Episode 1: "Jedes Jahr rufe ich Sie an, jedes Jahr fordere ich Sie auf, endlich dafür einzutreten, dass man diesen Schwachsinn wieder abschafft", sagte ein Mann in der Leitung und brachte die Kernaussage seines Unmuts mit einer Frage auf den Punkt: "Und jetzt frage ich Sie, was haben Sie erreicht?" Ich hätte antworten können, vielleicht sogar wollen, aber die Chance nahm mir der Anrufer mit diesem Hinweis: "Ich werde es Ihnen verraten: Nichts, rein gar nichts ist passiert, und die Zeitung fühlt sich nicht mal auf den Plan gerufen, etwas in die Wege zu leiten." Dann habe ich noch einen weiteren Fehler begangen: "Haben Sie heute in der Zeitung auch den Artikel 'Viele Deutsche gegen Zeitumstellung' gelesen?", habe ich ihn gefragt und diese Antwort bekommen: "Jetzt machen Sie sich aber echt ein bisschen lächerlich, das stand auf der Kinderseite."

Episode 2: Seit Wochen melden sich Leser bei mir, weil sie seit Jahresanfang unter den unterschiedlichsten Auswirkungen des Mindestlohns zu leiden haben; es sind fast ausnahmslos konstruktive Gespräche über die Folgen dieses neuen Gesetzes, was schon mehrfach dazu geführt hat, dass ich meine Kollegen in der Redaktion über Hinweise von Anrufern informiert habe mit der Bitte, sie doch bei einer der nächsten Recherchen zu diesem Thema eventuell zu berücksichtigen. Auch diesen Vergleich, den mir eine Leserin zukommen lassen hat, weil sie als Begründung für die Veränderung auf die Einführung des Mindestlohns verwiesen worden sei, möchte ich nicht für mich behalten: Am 1. November vergangenen Jahres haben in einer Bäckerei in Chemnitz die 429 Gramm eines Butter-Streuselkuchens 2,57 Euro gekostet; das entspricht einem Kilogrammpreis von sechs Euro. Am 23. März dieses Jahres hat die Frau in derselben Bäckerei für 407 Gramm Butter-Streuselkuchen 4,07 Euro bezahlt; zehn Euro würde das Kilogramm kosten. Nach Meinung der Leserin geht es hier nicht darum, dass die Beschäftigten mehr Geld in der Lohntüte haben, sondern die Unternehme würden die Chance zur Profitmaximierung ergreifen.
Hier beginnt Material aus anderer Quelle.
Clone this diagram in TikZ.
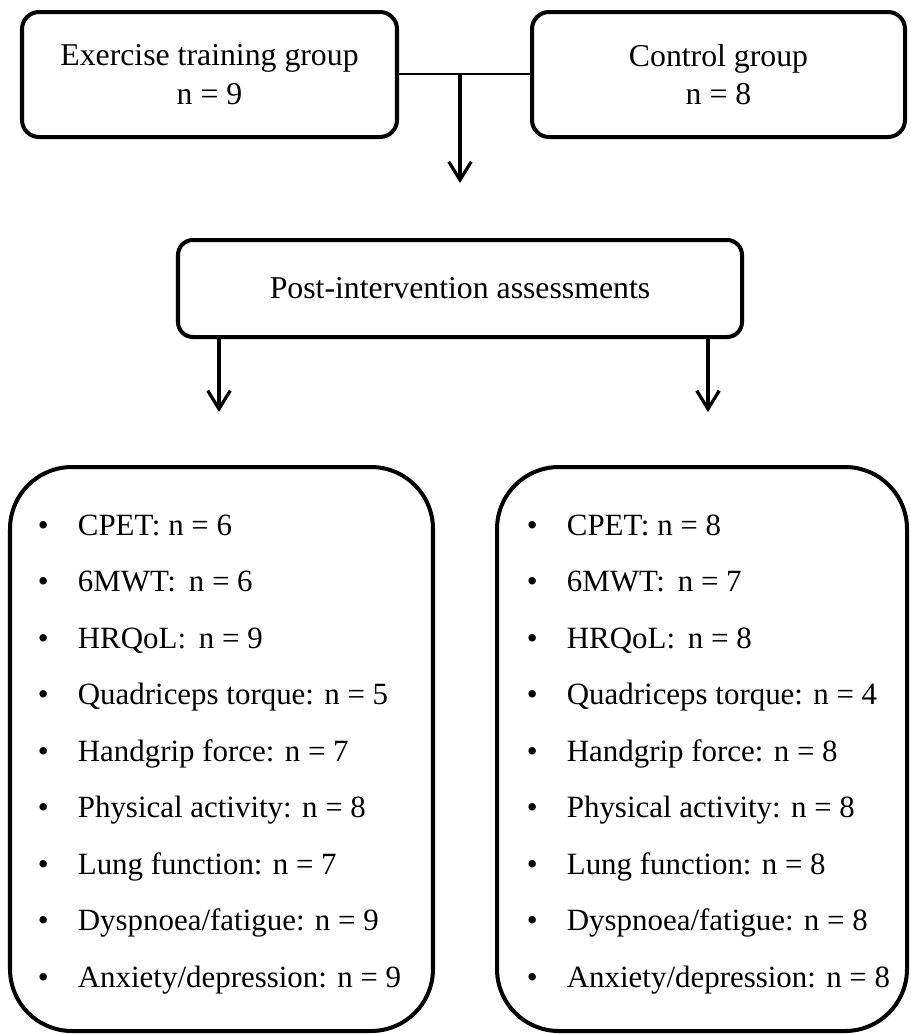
\documentclass[tikz,border=0pt]{standalone}
\usepackage{fontspec}
\setmainfont{Liberation Serif}
\usepackage{tikz}
\usetikzlibrary{arrows.meta}
\newcommand{\itm}[1]{\makebox[1cm][l]{\textbullet}#1}

\begin{document}
\begin{tikzpicture}[
    grpbox/.style={draw,line width=2.85pt,rounded corners=0.425cm,align=center,inner sep=0pt,
      font=\fontsize{22.6}{27.5}\selectfont},
    listbox/.style={draw,line width=2.85pt,rounded corners=1.55cm,minimum height=14.1cm},
    item/.style={anchor=base west,inner sep=0pt,font=\fontsize{22}{27}\selectfont},
    flow/.style={-{Straight Barb[length=13pt,width=16pt]},line width=2.3pt},
    link/.style={line width=1.1pt}]
  \useasboundingbox (0,0) rectangle (22.775,-25.85);

  \node[grpbox,minimum width=9.375cm,minimum height=3.125cm] (exer) at (5.2375,-1.8625) {Exercise training group\\n = 9};
  \node[grpbox,minimum width=9.325cm,minimum height=3.125cm] (ctrl) at (17.9625,-1.8625) {Control group\\n = 8};
  \coordinate (split) at (11.5,-1.85);
  \coordinate (mend) at (11.5,-4.575);

  \node[grpbox,minimum width=14.1cm,minimum height=2.425cm,rounded corners=0.375cm] (post) at (11.5,-7.2125) {Post-intervention assessments};
  \coordinate (lend) at (5.475,-10.3);
  \coordinate (rend) at (17.7,-10.3);

  \node[listbox,minimum width=10.575cm] (lbox) at (5.5375,-18.725) {};
  \node[listbox,minimum width=10.25cm] (rbox) at (17.55,-18.725) {};

  \draw [link] (exer.east |- split) -- (ctrl.west |- split);
  \draw [flow] (split) -- (mend);
  \draw [flow] (post.south -| lend) -- (lend);
  \draw [flow] (post.south -| rend) -- (rend);

  % exercise group
  \node[item] (l1) at (0.94,-13.375) {\itm{CPET: n = 6}};
  \node[item] (l2) at (0.94,-14.7875) {\itm{6MWT:\, n = 6}};
  \node[item] (l3) at (0.94,-16.2) {\itm{HRQoL:\, n = 9}};
  \node[item] (l4) at (0.94,-17.6125) {\itm{Quadriceps torque: n = 5}};
  \node[item] (l5) at (0.94,-19.025) {\itm{Handgrip force: n = 7}};
  \node[item] (l6) at (0.94,-20.4375) {\itm{Physical activity: n = 8}};
  \node[item] (l7) at (0.94,-21.85) {\itm{Lung function: n = 7}};
  \node[item] (l8) at (0.94,-23.2625) {\itm{Dyspnoea/fatigue: n = 9}};
  \node[item] (l9) at (0.94,-24.675) {\itm{Anxiety/depression: n = 9}};

  % control group
  \node[item] (r1) at (13.165,-13.375) {\itm{CPET: n = 8}};
  \node[item] (r2) at (13.165,-14.7875) {\itm{6MWT:\, n = 7}};
  \node[item] (r3) at (13.165,-16.2) {\itm{HRQoL:\, n = 8}};
  \node[item] (r4) at (13.165,-17.6125) {\itm{Quadriceps torque: n = 4}};
  \node[item] (r5) at (13.165,-19.025) {\itm{Handgrip force: n = 8}};
  \node[item] (r6) at (13.165,-20.4375) {\itm{Physical activity: n = 8}};
  \node[item] (r7) at (13.165,-21.85) {\itm{Lung function: n = 8}};
  \node[item] (r8) at (13.165,-23.2625) {\itm{Dyspnoea/fatigue: n = 8}};
  \node[item] (r9) at (13.165,-24.675) {\itm{Anxiety/depression: n = 8}};
\end{tikzpicture}
\end{document}
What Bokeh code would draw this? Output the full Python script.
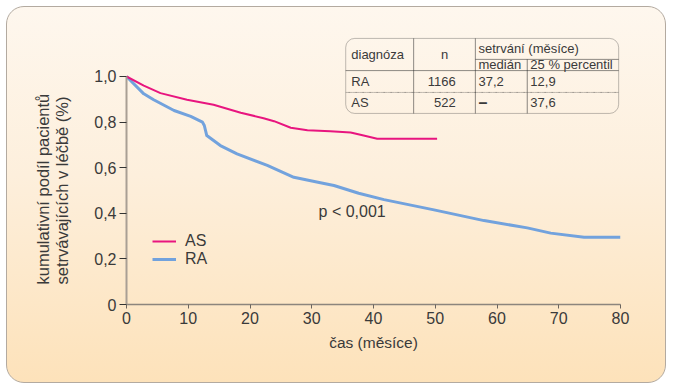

Episode 3: Dass mich Leute anrufen, weil sie sich über das Radio- oder Fernsehprogramm ärgern, weil sie einfach nur mal ein Ventil brauchen und auch weiterreden wollen, obwohl ich sie darauf hingewiesen habe, dass ich nicht der richtige Ansprechpartner bin und leider wenig für sie tun kann, ist keine Seltenheit, so durchschnittlich ein Leser in der Woche hat aus diesem Grund meine Nummer gewählt. Normalerweise gibt es selten Anlass, dass ich hier über solche Gespräche berichte. Nur von diesem einen vor ein paar Tagen möchte ich kurz erzählen. "Ich wollte mich beim MDR darüber beschweren, dass ich das Angebot an Sendungen und Filmen in den Abendstunden nicht gut finde, es könnte bunter und interessanter sein, häufig wäre nichts für mich dabei und ich würde mich langweilen", erzählte mir ein Anrufer von seinen Bemühungen, Gehör zu finden bei dem Sender. Von seinem Anliegen berichte ich hier nur, weil ich die Antwort interessant fand, die eine MDR-Mitarbeiterin ihm seinen Worten zufolge gegeben hatte: "Dann schieben Sie doch eine DVD rein oder lesen mal wieder ein gutes Buch."